> Your task
Your task is to repeat the lines below exactly, excluding any pictures they contain.

————————

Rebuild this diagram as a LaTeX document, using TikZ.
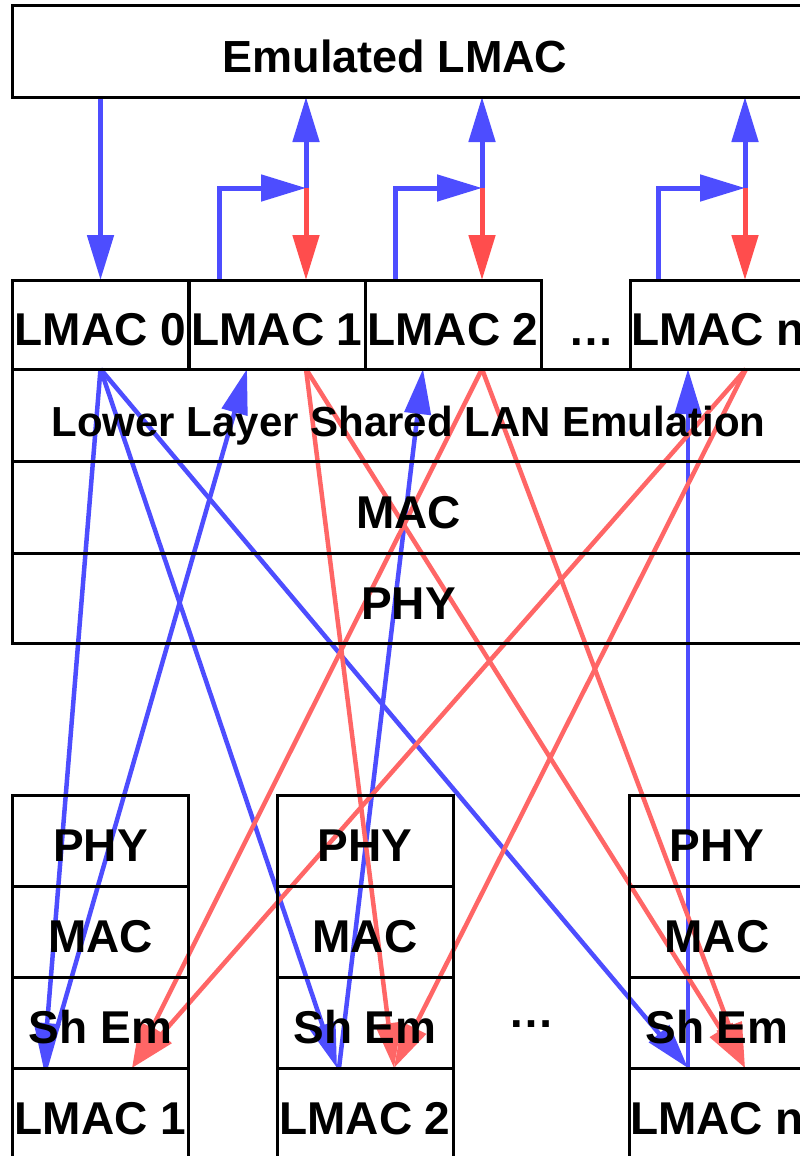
\documentclass[tikz,border=0pt]{standalone}
\usepackage{fontspec}
\setmainfont{Liberation Sans}
\usepackage{tikz}
\usetikzlibrary{arrows.meta,positioning,calc,backgrounds}
\definecolor{bl}{RGB}{77,77,255}
\definecolor{rd}{RGB}{255,77,77}
\definecolor{rdl}{RGB}{255,102,102}

\begin{document}
\begin{tikzpicture}[
  x=1pt, y=-1pt,
  >={Triangle[length=45pt,width=26pt]},
  box/.style={draw, line width=3pt, rectangle, inner sep=0pt, outer sep=0pt, minimum width=176pt, minimum height=91pt, text height=44pt, text depth=2pt, font=\bfseries\fontsize{46pt}{50pt}\selectfont},
  wide/.style={box, minimum width=793pt, minimum height=92pt},
  txt/.style={box, draw=none, minimum width=0pt, minimum height=0pt},
  barr/.style={->, line width=5pt, bl},
  rarr/.style={->, line width=5pt, rd},
  bx/.style={->, line width=4.5pt, bl},
  rx/.style={->, line width=4.5pt, rdl}
]
\clip (0,0) rectangle (800,1156);
% upper side
\node[box, minimum width=800pt] (emu) at (412,51.5) {};
\node[txt, font=\bfseries\fontsize{45pt}{50pt}\selectfont] (emutxt) at (395,51.5) {Emulated LMAC};
\node[box, minimum height=89pt] (l0) at (100.5,324.5) {LMAC 0};
\node[box, minimum height=89pt] (l1) at (277,324.5) {LMAC 1};
\node[box, minimum height=89pt] (l2) at (453,324.5) {LMAC 2};
\node[txt] (ldots) at (591.5,324.5) {\dots};
\node[box, minimum height=89pt] (ln) at (718,324.5) {LMAC n};
\node[wide, font=\bfseries\fontsize{42pt}{46pt}\selectfont] (shlan) at (408.5,415) {Lower Layer Shared LAN Emulation};
\node[wide] (mac) at (408.5,507) {MAC};
\node[wide, minimum height=90pt] (phy) at (408.5,598) {PHY};
% lower side
\node[box] (p1) at (100.5,840.5) {PHY};
\node[box] (m1) at (100.5,931.5) {MAC};
\node[box] (s1) at (100.5,1022.5) {Sh Em};
\node[box] (lm1) at (100.5,1113.5) {LMAC 1};
\node[box] (p2) at (365,840.5) {PHY};
\node[box] (m2) at (365,931.5) {MAC};
\node[box] (s2) at (365,1022.5) {Sh Em};
\node[box] (lm2) at (365,1113.5) {LMAC 2};
\node[txt] (bdots) at (531,1006.5) {\dots};
\node[box] (pn) at (717,840.5) {PHY};
\node[box] (mn) at (717,931.5) {MAC};
\node[box] (sn) at (717,1022.5) {Sh Em};
\node[box] (lmn) at (717,1113.5) {LMAC n};

\coordinate (j1) at ($(l1.north)+(29,-92)$);
\coordinate (j2) at ($(l2.north)+(29,-92)$);
\coordinate (jn) at ($(ln.north)+(27,-92)$);

\begin{scope}[on background layer]
\fill[white] (0,0) rectangle (800,1156);
% emulated LMAC <-> LMACs
\draw[barr] (l0.north |- emu.south) -- (l0.north);
\draw[barr] ($(l1.north)+(-58,0)$) |- (j1);
\draw[barr] (j1) -- (j1 |- emu.south);
\draw[rarr] (j1) -- (j1 |- l1.north);
\draw[barr] ($(l2.north)+(-58,0)$) |- (j2);
\draw[barr] (j2) -- (j2 |- emu.south);
\draw[rarr] (j2) -- (j2 |- l2.north);
\draw[barr] ($(ln.north)+(-60,0)$) |- (jn);
\draw[barr] (jn) -- (jn |- emu.south);
\draw[rarr] (jn) -- (jn |- ln.north);
% shared LAN paths
\draw[bx] (l0.south) -- ($(s1.south)+(-57,0)$);
\draw[bx] (l0.south) -- ($(s2.south)+(-28,0)$);
\draw[bx] (l0.south) -- ($(sn.south)+(-29,0)$);
\draw[bx] ($(s1.south)+(-55,0)$) -- ($(l1.south)+(-30,0)$);
\draw[bx] ($(s2.south)+(-26,0)$) -- ($(l2.south)+(-30,0)$);
\draw[bx] ($(sn.south)+(-29,0)$) -- ($(ln.south)+(-30,0)$);
\draw[rx] ($(l1.south)+(29,0)$) -- ($(s2.south)+(29,0)$);
\draw[rx] ($(l1.south)+(29,0)$) -- ($(sn.south)+(28,0)$);
\draw[rx] ($(l2.south)+(29,0)$) -- ($(s1.south)+(31.5,0)$);
\draw[rx] ($(l2.south)+(29,0)$) -- ($(sn.south)+(28,0)$);
\draw[rx] ($(ln.south)+(28,0)$) -- ($(s1.south)+(31.5,0)$);
\draw[rx] ($(ln.south)+(28,0)$) -- ($(s2.south)+(29,0)$);
\end{scope}
\end{tikzpicture}
\end{document}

————————

> Solution
Rebuild this diagram as a LaTeX document, using TikZ.
\documentclass[tikz,border=0pt]{standalone}
\usepackage{fontspec}
\setmainfont{Liberation Sans}
\usepackage{tikz}
\usetikzlibrary{arrows.meta,positioning,calc,backgrounds}
\definecolor{bl}{RGB}{77,77,255}
\definecolor{rd}{RGB}{255,77,77}
\definecolor{rdl}{RGB}{255,102,102}

\begin{document}
\begin{tikzpicture}[
  x=1pt, y=-1pt,
  >={Triangle[length=45pt,width=26pt]},
  box/.style={draw, line width=3pt, rectangle, inner sep=0pt, outer sep=0pt, minimum width=176pt, minimum height=91pt, text height=44pt, text depth=2pt, font=\bfseries\fontsize{46pt}{50pt}\selectfont},
  wide/.style={box, minimum width=793pt, minimum height=92pt},
  txt/.style={box, draw=none, minimum width=0pt, minimum height=0pt},
  barr/.style={->, line width=5pt, bl},
  rarr/.style={->, line width=5pt, rd},
  bx/.style={->, line width=4.5pt, bl},
  rx/.style={->, line width=4.5pt, rdl}
]
\clip (0,0) rectangle (800,1156);
% upper side
\node[box, minimum width=800pt] (emu) at (412,51.5) {};
\node[txt, font=\bfseries\fontsize{45pt}{50pt}\selectfont] (emutxt) at (395,51.5) {Emulated LMAC};
\node[box, minimum height=89pt] (l0) at (100.5,324.5) {LMAC 0};
\node[box, minimum height=89pt] (l1) at (277,324.5) {LMAC 1};
\node[box, minimum height=89pt] (l2) at (453,324.5) {LMAC 2};
\node[txt] (ldots) at (591.5,324.5) {\dots};
\node[box, minimum height=89pt] (ln) at (718,324.5) {LMAC n};
\node[wide, font=\bfseries\fontsize{42pt}{46pt}\selectfont] (shlan) at (408.5,415) {Lower Layer Shared LAN Emulation};
\node[wide] (mac) at (408.5,507) {MAC};
\node[wide, minimum height=90pt] (phy) at (408.5,598) {PHY};
% lower side
\node[box] (p1) at (100.5,840.5) {PHY};
\node[box] (m1) at (100.5,931.5) {MAC};
\node[box] (s1) at (100.5,1022.5) {Sh Em};
\node[box] (lm1) at (100.5,1113.5) {LMAC 1};
\node[box] (p2) at (365,840.5) {PHY};
\node[box] (m2) at (365,931.5) {MAC};
\node[box] (s2) at (365,1022.5) {Sh Em};
\node[box] (lm2) at (365,1113.5) {LMAC 2};
\node[txt] (bdots) at (531,1006.5) {\dots};
\node[box] (pn) at (717,840.5) {PHY};
\node[box] (mn) at (717,931.5) {MAC};
\node[box] (sn) at (717,1022.5) {Sh Em};
\node[box] (lmn) at (717,1113.5) {LMAC n};

\coordinate (j1) at ($(l1.north)+(29,-92)$);
\coordinate (j2) at ($(l2.north)+(29,-92)$);
\coordinate (jn) at ($(ln.north)+(27,-92)$);

\begin{scope}[on background layer]
\fill[white] (0,0) rectangle (800,1156);
% emulated LMAC <-> LMACs
\draw[barr] (l0.north |- emu.south) -- (l0.north);
\draw[barr] ($(l1.north)+(-58,0)$) |- (j1);
\draw[barr] (j1) -- (j1 |- emu.south);
\draw[rarr] (j1) -- (j1 |- l1.north);
\draw[barr] ($(l2.north)+(-58,0)$) |- (j2);
\draw[barr] (j2) -- (j2 |- emu.south);
\draw[rarr] (j2) -- (j2 |- l2.north);
\draw[barr] ($(ln.north)+(-60,0)$) |- (jn);
\draw[barr] (jn) -- (jn |- emu.south);
\draw[rarr] (jn) -- (jn |- ln.north);
% shared LAN paths
\draw[bx] (l0.south) -- ($(s1.south)+(-57,0)$);
\draw[bx] (l0.south) -- ($(s2.south)+(-28,0)$);
\draw[bx] (l0.south) -- ($(sn.south)+(-29,0)$);
\draw[bx] ($(s1.south)+(-55,0)$) -- ($(l1.south)+(-30,0)$);
\draw[bx] ($(s2.south)+(-26,0)$) -- ($(l2.south)+(-30,0)$);
\draw[bx] ($(sn.south)+(-29,0)$) -- ($(ln.south)+(-30,0)$);
\draw[rx] ($(l1.south)+(29,0)$) -- ($(s2.south)+(29,0)$);
\draw[rx] ($(l1.south)+(29,0)$) -- ($(sn.south)+(28,0)$);
\draw[rx] ($(l2.south)+(29,0)$) -- ($(s1.south)+(31.5,0)$);
\draw[rx] ($(l2.south)+(29,0)$) -- ($(sn.south)+(28,0)$);
\draw[rx] ($(ln.south)+(28,0)$) -- ($(s1.south)+(31.5,0)$);
\draw[rx] ($(ln.south)+(28,0)$) -- ($(s2.south)+(29,0)$);
\end{scope}
\end{tikzpicture}
\end{document}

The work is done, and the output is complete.